Le groupe minier anglo-australien Rio Tinto a annoncé mardi la conclusion d'un accord avec le gouvernement de Guinée pour l'exploitation du plus grand site au monde de minerai de fer encore intact, Simandou, marqué par des années de controverse.

"Aujourd'hui est une étape importante dans le développement de cette mine de fer de première qualité, pour le bénéfice de tous les actionnaires et de la population guinéenne", a déclaré le PDG de Rio Tinto, Sam Walsh.

Le développement de ce site est "une priorité nationale qui va au-delà des mines et concerne les générations après la nôtre", a renchéri le président guinéen Alpha Condé, selon le communiqué du groupe minier.

Rio Tinto détient les droits d'exploitation pour la partie sud du site de Simandou, dans lequel repose du minerai de fer d'une valeur estimée à quelque 10 milliards USD au cours actuel. Rio Tinto doit trouver des partenaires pour participer au financement de ce gigantesque projet, qui nécessite la construction d'une ligne de chemin de fer sur 600 km pour transporter le minerai des montagnes de Simandou (sud-est) vers la côte atlantique, ainsi que d'un port en eau profonde et de centaines de km de routes.

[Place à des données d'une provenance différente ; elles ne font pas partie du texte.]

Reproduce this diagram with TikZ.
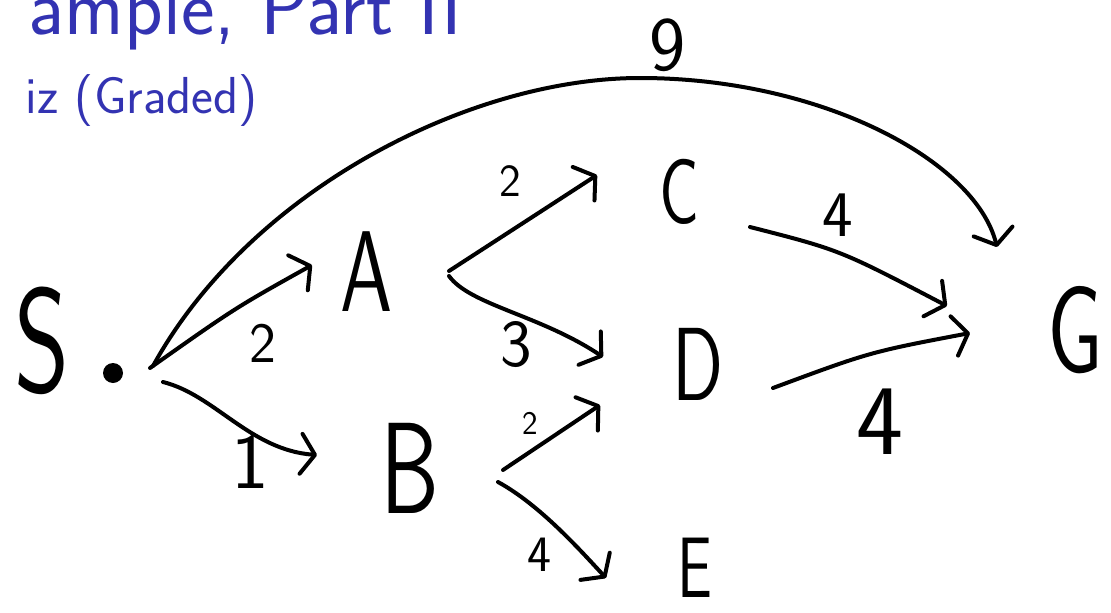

Le coût du projet - infrastructures de transport et exploitation des mines - est estimé à quelque 20 milliards de dollars US.

Rio Tinto et ses partenaires - le groupe chinois public Chalco et la Société financière internationale, une structure de la Banque mondiale d'aide au développement dans le secteur privé - ont approché une trentaine d'investisseurs potentiels, a indiqué une source proche du dossier à l'agence Dow Jones Newswires.

Parmi eux, des fonds souverains, des sociétés de capital-investissement, des agences de crédit à l'export et des clients intéressés par ce minerai, a précisé cette source. Ce projet va apporter à la Guinée 1,2 milliard de dollars US (878 millions d'euros) par an via impôts et taxes diverses, et injecter des milliards de dollars dans l'économie du pays, a assuré le PDG de Rio Tinto.

- Objet de plusieurs controverses -

Pour le président Alpha Condé, "avec de la transparence et des accords équitables, notre secteur minier a le potentiel de changer la Guinée". Les modalités du projet doivent être présentées d'ici quelques jours devant l'assemblée nationale guinéenne pour être approuvées.

Les partenaires mettront ensuite la dernière touche à une étude de faisabilité, afin de confirmer les coûts et le calendrier, une étape qui devrait prendre un an. La date du démarrage de l'extraction n'a pas été précisée. Le projet des mines Simandou, situées dans une région de montagnes et de forêts dans le sud-est de la Guinée, a été l'objet de plusieurs controverses.

A l'origine, Rio Tinto possédait les quatre concessions de Simandou.

Mais en 2008, le régime autoritaire de Lansana Conté (1984-2008), l'avait obligé à en rendre deux, attribuées à BSG Resources (BSGR), le bras minier du conglomérat appartenant au milliardaire franco-israélien Beny Steinmetz. BSGR, qui avait payé la concession 170 millions USD, en avait revendu la moitié deux ans plus tard, pour un montant 14 fois plus élevé, au brésilien Vale. Tous deux avaient créé le consortium VGB. Alpha Condé, élu à la tête de la Guinée en 2010 après des années de combat en exil ou en prison, avait remis à plat tous les permis d'exploitation minières accordés sous la junte de son prédécesseur.

Parmi les concessions retirées, celle attribuée à VBG. BSGR est soupçonné d'avoir versé des pots-de-vin d'au moins 3 millions de dollars US à l'épouse de Lansana Conté, ce que dément vigoureusement le groupe. Rio Tinto de son côté a porté plainte aux Etats-Unis contre Vale et Beny Steinmetz, estimant illégale la manière dont les concessions lui avaient été retirées en 2008. Le groupe a souligné que cette plainte ne visait en aucun cas l'Etat guinéen.